La cuestión de la confianza es algo que aprendemos apenas abrimos nuestros ojos. Siendo como somos seres que nacemos en la más total dependencia, nuestros primeros pasos en la vida son fruto del mucho amor por parte de quienes más nos quieren, que deciden por nosotros pensando en nuestro bien. Y a base de dejarnos cuidar, terminamos por aprender qué significa vivir en un descuido; a base de experimentar el cobijo de quien nos protege por amor, llegamos a saber y a valorar agradecidamente el regalo de la confianza.

Esto ha pasado a nuestro lenguaje corriente, y los padres y los amigos nos avisan su cautela: fíate o no te fíes, cuando algo o alguien merodea nuestra vida. Así, una de las dádivas más hermosas que se nos pueden dar en la vida, es el tener cerca a alguien de quien podamos fiarnos. Una confianza tejida de gestos amables, de palabras sabias, de silencios elocuentes, de respeto maduro, de ternura delicada, de paciencia inmensa, de alegría sincera. Todos tenemos esta experiencia junto a las personas en las que hemos sido bendecidos, las que verdaderamente nos han querido.

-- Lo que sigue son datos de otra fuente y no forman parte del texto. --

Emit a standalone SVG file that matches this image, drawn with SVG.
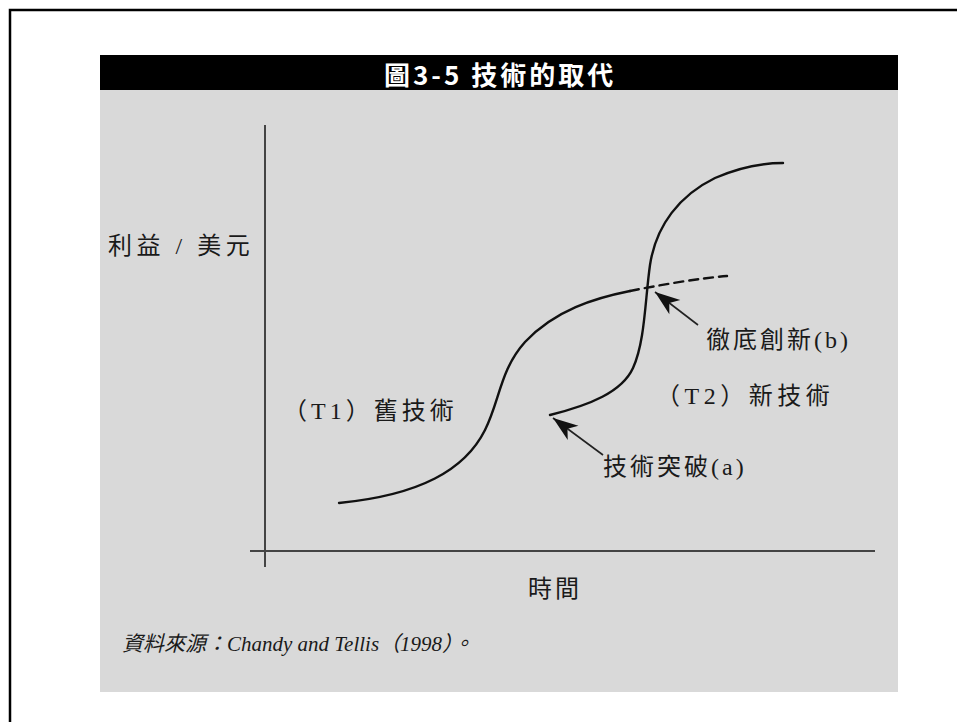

Así le ocurrió a San Pablo, tan pagado de sí mismo y tan seguro de sus incertidumbres, hasta que se encontró con Cristo y sólo entonces pudo decir aquello que le valió por toda una vida: «sé de quién me he fiado» (2 Tim 1,12). Bien pudo él comparar sus falsas confianzas de antaño, con la que encontró en el Señor, cuando sin cita previa, Jesucristo se le cruzó en aquel día y hora, en su camino de Damasco, cuando descabalgó para siempre sus desconfianzas para empezar a fiarse de Dios como con sus padres hacen los niños.

Vivimos despiadadamente en un mundo que no propicia la confianza mutua, y vemos cómo a diario se dan las traiciones vengadoras, los rencores resentidos, sin que podamos apoyarnos en alguien que valga la pena. Está en el controvertido maremágnum de la política cuando no es honesta. Pero puede suceder en otros ámbitos si no cuidamos esta delicada planta de la confianza. Y cuando nos hacemos desconfiados, todo se torna sospecha, insidia, adversidad. Ya no es hermano quien tengo al lado o enfrente, sino que es rival que conmigo se pelea porfiando lo que yo he conquistado o al que arrebatar lo que yo no tengo todavía.

Entonces la vida se hace bronca, incierta, imponiendo un desgaste en las relaciones humanas omitiendo la humilde verdad de que todos somos necesarios y nadie es imprescindible. Toda historia de soberbia orgullosa que acaba en el desprecio del otro, como toda historia de envidia codiciosa que acaba en violencia, bebe de la desconfianza que nos enfrenta olvidando que al hermanarnos Dios que nos creó, nos hizo dependientes unos de otros. No se trata de una dependencia que humilla y esclaviza, sino una dependencia que completa y complementa. Es el mismo misterio del mismo Dios: tres Personas distintas que se aman con esa complementariedad de un Eterno Amante que es el Padre, que quiere a un Eterno Amado que es el Hijo, en un Eterno Amor que es el Espíritu Santo. Es la confianza divina de la que somos imagen y semejanza para hacer fraternamente un mundo distinto y mejor.